◆ DO THIS: Filter the records below and copy every line containing the word "drawn".

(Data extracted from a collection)
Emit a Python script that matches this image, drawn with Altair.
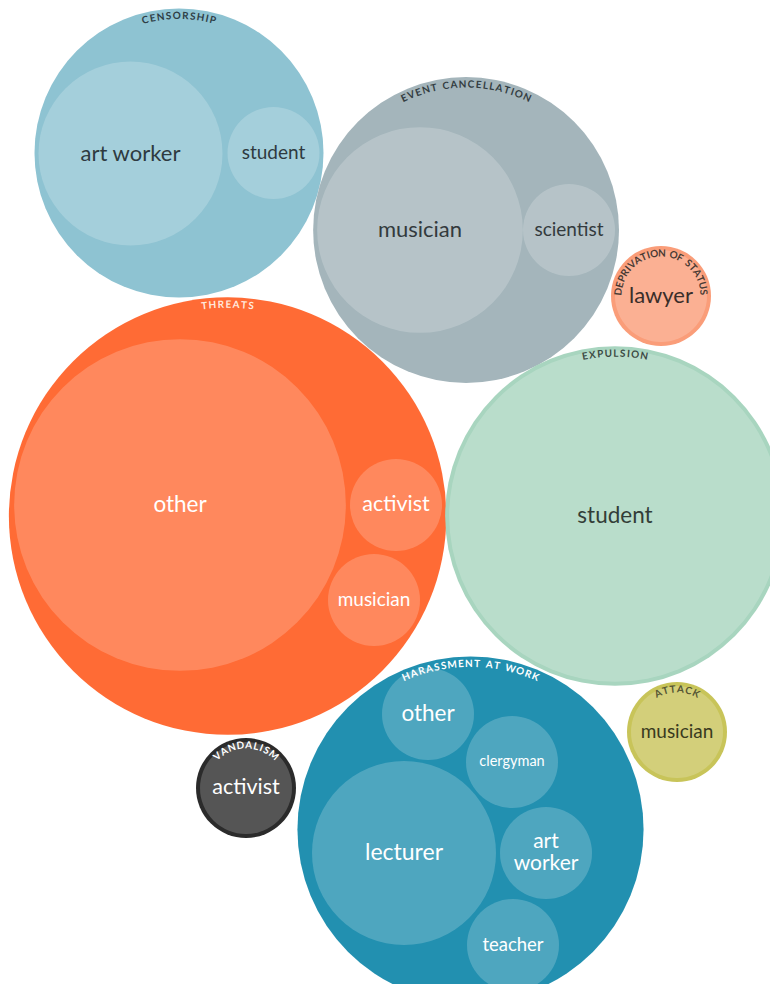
import math
import numpy as np
import pandas as pd
import altair as alt

# ---------------- data ----------------
GROUPS = ["censorship", "event cancellation", "deprivation of status", "threats",
          "expulsion", "harassment at work", "vandalism", "attack"]
LEAF_GROUP = [0, 0, 1, 1, 2, 3, 3, 3, 4, 5, 5, 5, 5, 5, 6, 7]
LEAF_LABEL = ["art worker", "student", "musician", "scientist", "lawyer",
              "other", "activist", "musician", "student",
              "lecturer", "other", "clergyman", "art worker", "teacher",
              "activist", "musician"]
LEAF_COUNT = [4, 1, 5, 1, 1, 13, 1, 1, 13, 4, 1, 1, 1, 1, 1, 1]

# ---------------- layout (bubble centres, in pixel units) ----------------
LAYOUT_X = [130.5, 273.5, 420, 569, 661, 180, 396, 374, 615, 404, 428, 512, 546, 513, 246, 677]
LAYOUT_Y = [153.5, 153, 230, 230, 296, 505, 505, 600, 516, 853, 714, 762, 853, 945, 788, 732]
UNIT_R = 46.0   # radius of a value-1 bubble
PAD = 4.0

# ---------------- styles ----------------
GROUP_COLORS = ["#8ec3d2", "#a4b5bb", "#fa9d79", "#ff6b35",
                "#a8d5bf", "#2290b0", "#2b2b2b", "#c8c459"]
GROUP_LABEL_COLORS = ["#2e3f47", "#333d42", "#4a3a33", "#ffe8dc",
                      "#3b4a43", "#ffffff", "#ffffff", "#555533"]
LEAF_TEXT_COLORS = ["#2e3a40", "#2e3a40", "#333a3d", "#333a3d", "#3a2e2a",
                    "#ffffff", "#ffffff", "#ffffff", "#333d38",
                    "#ffffff", "#ffffff", "#ffffff", "#ffffff", "#ffffff",
                    "#ffffff", "#3a3a20"]
LEAF_FONT_SIZE = [22, 19, 22, 19, 22, 22.5, 21.5, 19, 22.5, 23, 22.5, 14.5, 21, 18.5, 21.5, 19]
WRAP = {12: "art\nworker"}
LABEL_DY = {12: -11}
LINE_H = 22
FONT = "Lato"


def enclose(xs, ys, rs):
    xs, ys, rs = map(np.asarray, (xs, ys, rs))
    f = lambda cx, cy: np.max(np.hypot(xs[None, None, :] - cx[..., None],
                                       ys[None, None, :] - cy[..., None]) + rs, axis=-1)
    cx, cy = float(np.mean(xs)), float(np.mean(ys))
    span = 200.0
    for _ in range(12):
        g = np.linspace(-span, span, 41)
        GX, GY = np.meshgrid(cx + g, cy + g)
        vals = f(GX, GY)
        i = np.unravel_index(np.argmin(vals), vals.shape)
        cx, cy = float(GX[i]), float(GY[i])
        span = span / 5
    rad = float(f(np.array([[cx]]), np.array([[cy]]))[0, 0])
    return cx, cy, rad


leaf_r = [UNIT_R * math.sqrt(v) for v in LEAF_COUNT]

parents = []
for gi, g in enumerate(GROUPS):
    idx = [i for i, lg in enumerate(LEAF_GROUP) if lg == gi]
    if len(idx) == 1:
        i = idx[0]
        cx, cy, R = LAYOUT_X[i], LAYOUT_Y[i], leaf_r[i]
    else:
        cx, cy, R = enclose([LAYOUT_X[i] for i in idx], [LAYOUT_Y[i] for i in idx],
                            [leaf_r[i] for i in idx])
    parents.append((cx, cy, R + PAD))

parent_df = pd.DataFrame({
    "group": GROUPS,
    "x": [p[0] for p in parents],
    "y": [p[1] for p in parents],
    "v": [(p[2] / UNIT_R) ** 2 for p in parents],
    "fill": GROUP_COLORS,
})

leaf_df = pd.DataFrame({
    "group": [GROUPS[g] for g in LEAF_GROUP],
    "label": LEAF_LABEL,
    "text": [WRAP.get(i, l) for i, l in enumerate(LEAF_LABEL)],
    "count": LEAF_COUNT,
    "x": LAYOUT_X,
    "y": LAYOUT_Y,
    "ty": [y + LABEL_DY.get(i, 0) for i, y in enumerate(LAYOUT_Y)],
    "v": LEAF_COUNT,
    "tc": LEAF_TEXT_COLORS,
    "fs": LEAF_FONT_SIZE,
})

# ---- curved group titles: one glyph per row, placed on the top arc ----
CW = {"A": .68, "B": .65, "C": .66, "D": .72, "E": .58, "F": .55, "G": .72, "H": .74,
      "I": .30, "K": .65, "L": .52, "M": .88, "N": .75, "O": .78, "P": .62, "R": .65,
      "S": .56, "T": .60, "U": .72, "V": .66, "W": .95, " ": .30}
ARC_FS = 10
ARC_LS = 1.4
rows = []
for gi, g in enumerate(GROUPS):
    cx, cy, R = parents[gi]
    text = g.upper()
    rt = R - 7.5
    widths = [CW.get(c, .65) * ARC_FS + ARC_LS for c in text]
    total = sum(widths) - ARC_LS
    k = min(1.0, (math.pi * 0.98 * rt) / total)
    widths = [w * k for w in widths]
    total = total * k
    ls = ARC_LS * k
    s = -total / 2
    for c, w in zip(text, widths):
        mid = s + (w - ls) / 2
        s += w
        if c == " ":
            continue
        phi = mid / rt
        rows.append({"ch": c, "x": cx + rt * math.sin(phi), "y": cy - rt * math.cos(phi),
                     "ang": math.degrees(phi) % 360, "tc": GROUP_LABEL_COLORS[gi]})
arc_df = pd.DataFrame(rows)

W, H = 762, 976
X0, Y0 = 8, 8
xs = alt.Scale(domain=[X0, X0 + W], nice=False, zero=False)
ys = alt.Scale(domain=[Y0 + H, Y0], nice=False, zero=False)
vmax = float(max(parent_df["v"].max(), max(LEAF_COUNT)))
ss = alt.Scale(type="linear", domain=[0, vmax], range=[0, vmax * (2 * UNIT_R) ** 2], zero=True)

base_x = alt.X("x:Q", scale=xs, axis=None)
base_y = alt.Y("y:Q", scale=ys, axis=None)

parents_layer = alt.Chart(parent_df).mark_circle(opacity=1, strokeWidth=0).encode(
    x=base_x, y=base_y,
    size=alt.Size("v:Q", scale=ss, legend=None),
    color=alt.Color("fill:N", scale=None),
    tooltip=["group:N"],
)

leaves_layer = alt.Chart(leaf_df).mark_circle(color="#ffffff", opacity=0.2, strokeWidth=0).encode(
    x=base_x, y=base_y,
    size=alt.Size("v:Q", scale=ss, legend=None),
    tooltip=["group:N", "label:N", "count:Q"],
)

leaf_text = alt.Chart(leaf_df).mark_text(
    font=FONT, baseline="middle", align="center", lineBreak="\n", lineHeight=LINE_H
).encode(
    x=base_x, y=alt.Y("ty:Q", scale=ys, axis=None),
    text="text:N",
    color=alt.Color("tc:N", scale=None),
    size=alt.Size("fs:Q", scale=None),
)

arc_text = alt.Chart(arc_df).mark_text(
    font=FONT, fontWeight="bold", fontSize=ARC_FS, baseline="middle", align="center"
).encode(
    x=base_x, y=base_y,
    text="ch:N",
    angle=alt.Angle("ang:Q", scale=None),
    color=alt.Color("tc:N", scale=None),
)

chart = alt.layer(parents_layer, leaves_layer, leaf_text, arc_text).properties(
    width=W, height=H, padding=0, autosize=alt.AutoSizeParams(type="none")
).configure_view(strokeWidth=0).resolve_scale(size="independent")

chart.save("out.html", embed_options={"renderer": "svg", "actions": False})
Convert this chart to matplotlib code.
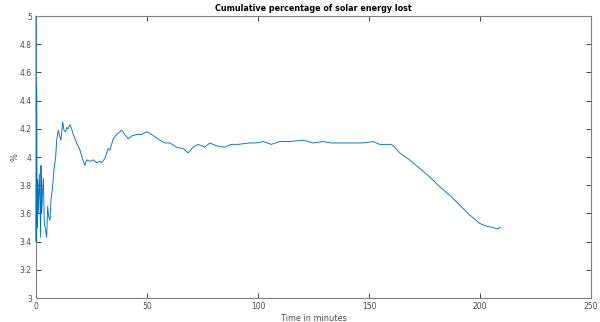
import numpy as np
import matplotlib
matplotlib.use("Agg")
import matplotlib.pyplot as plt

# Time (minutes) and cumulative percentage of solar energy lost
minutes = [
    0, 0.05, 0.3, 0.5, 0.75, 1.0, 1.5, 2.1, 2.25, 2.55, 3.0, 3.3, 3.75, 4.35,
    4.8, 5.25, 5.7, 6.3, 6.75, 7.35, 8.1, 8.85, 9.3, 10.0, 10.8, 11.25, 12.0,
    12.6, 13.35, 13.8, 14.5, 15.3, 16.05, 16.8, 18.3, 19.8, 21.3, 22.0, 22.8,
    24.3, 25.8, 27.3, 28.8, 29.6, 31.0, 32.5, 33.3, 34.8, 36.3, 38.6, 40.0,
    41.5, 43.1, 45.3, 47.6, 49.8, 52.1, 55.8, 58.0, 60.3, 63.3, 66.3, 68.5,
    70.8, 73.0, 76.0, 78.3, 81.3, 85.0, 88.0, 91.0, 96.3, 99.3, 102.3, 106.0,
    109.8, 114.3, 120.3, 124.8, 129.3, 133.0, 138.3, 142.8, 147.3, 151.8,
    154.8, 157.8, 160.0, 161.6, 163.8, 168.3, 172.8, 177.3, 181.8, 186.3,
    190.8, 195.3, 199.8, 202.8, 205.8, 207.6, 209.3,
]
pct_lost = [
    5.0, 3.40, 4.50, 3.50, 3.84, 3.60, 3.88, 3.43, 3.94, 3.60, 3.77, 3.85,
    3.53, 3.48, 3.43, 3.65, 3.58, 3.55, 3.70, 3.77, 3.91, 4.00, 4.12, 4.19,
    4.14, 4.12, 4.25, 4.19, 4.18, 4.21, 4.20, 4.23, 4.20, 4.16, 4.10, 4.05,
    3.97, 3.94, 3.98, 3.97, 3.98, 3.96, 3.97, 3.96, 3.99, 4.06, 4.05, 4.13,
    4.16, 4.19, 4.16, 4.13, 4.15, 4.16, 4.16, 4.18, 4.16, 4.12, 4.10, 4.10,
    4.07, 4.06, 4.03, 4.07, 4.09, 4.07, 4.10, 4.08, 4.07, 4.09, 4.09, 4.10,
    4.10, 4.11, 4.09, 4.11, 4.11, 4.12, 4.10, 4.11, 4.10, 4.10, 4.10, 4.10,
    4.11, 4.09, 4.09, 4.09, 4.07, 4.03, 3.98, 3.92, 3.86, 3.79, 3.73, 3.66,
    3.59, 3.53, 3.51, 3.50, 3.49, 3.50,
]

x_ticks = [0, 50, 100, 150, 200, 250]
y_ticks = [3, 3.2, 3.4, 3.6, 3.8, 4, 4.2, 4.4, 4.6, 4.8, 5]
y_tick_labels = ["3", "3.2", "3.4", "3.6", "3.8", "4", "4.2", "4.4", "4.6", "4.8", "5"]

axis_grey = "#262626"
label_grey = "#4d4d4d"

fig = plt.figure(figsize=(6.0, 3.22), dpi=100)
ax = fig.add_axes([0.06, 0.0745, 0.925, 0.8755])

# drawn above the spines so the early spike along x=0 stays visible
ax.plot(minutes, pct_lost, color="#0072BD", linewidth=0.65, zorder=3,
        clip_on=False)

ax.set_xlim(0, 250)
ax.set_ylim(3, 5)
ax.set_xticks(x_ticks)
ax.set_yticks(y_ticks)
ax.set_yticklabels(y_tick_labels)

ax.tick_params(direction="in", length=3.5, width=0.6, colors=axis_grey,
               labelcolor=label_grey, labelsize=5.5, top=True, right=True,
               pad=3)
for side in ax.spines.values():
    side.set_color("#808080")
    side.set_linewidth(0.8)

ax.set_title("Cumulative percentage of solar energy lost", fontsize=5.8,
             fontweight="bold", color="black", pad=4)
ax.set_xlabel("Time in minutes", fontsize=5.9, color=label_grey, labelpad=2)
ax.set_ylabel("%", fontsize=5.9, color=label_grey, labelpad=0)

fig.savefig("out.png", dpi=100)
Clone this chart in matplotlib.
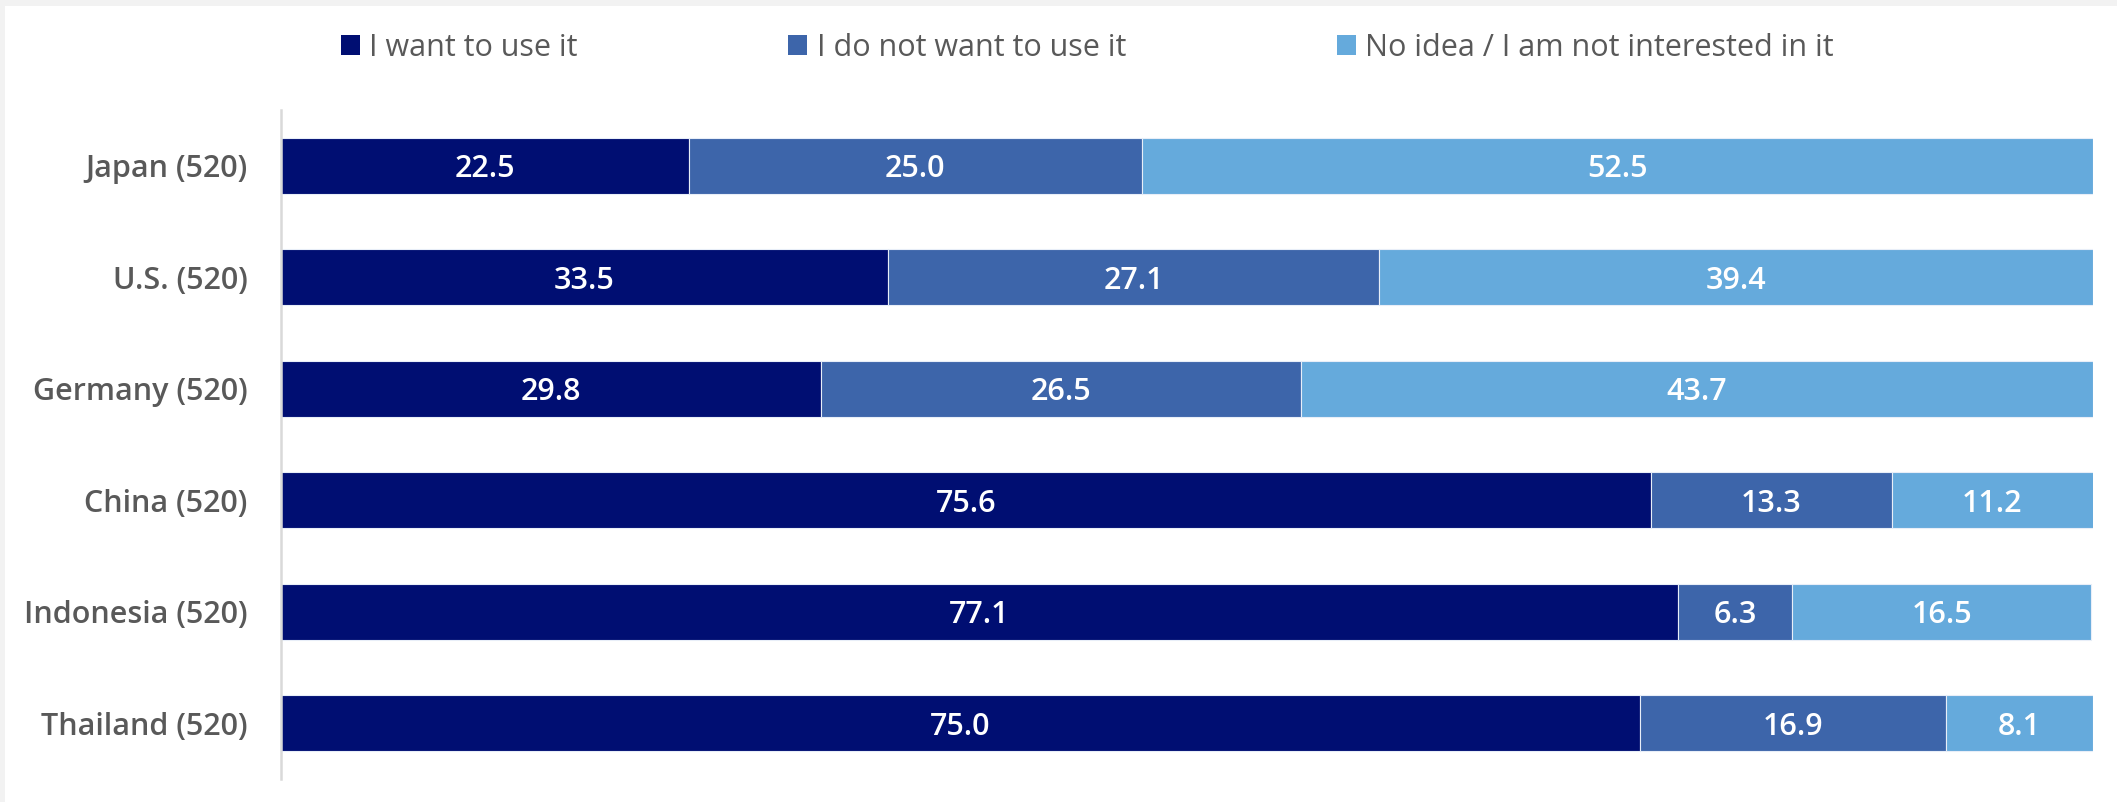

◆ TASK SOLUTION:
Emit a Python script that matches this image, drawn with Altair.
# drawn above the spines so the early spike along x=0 stays visible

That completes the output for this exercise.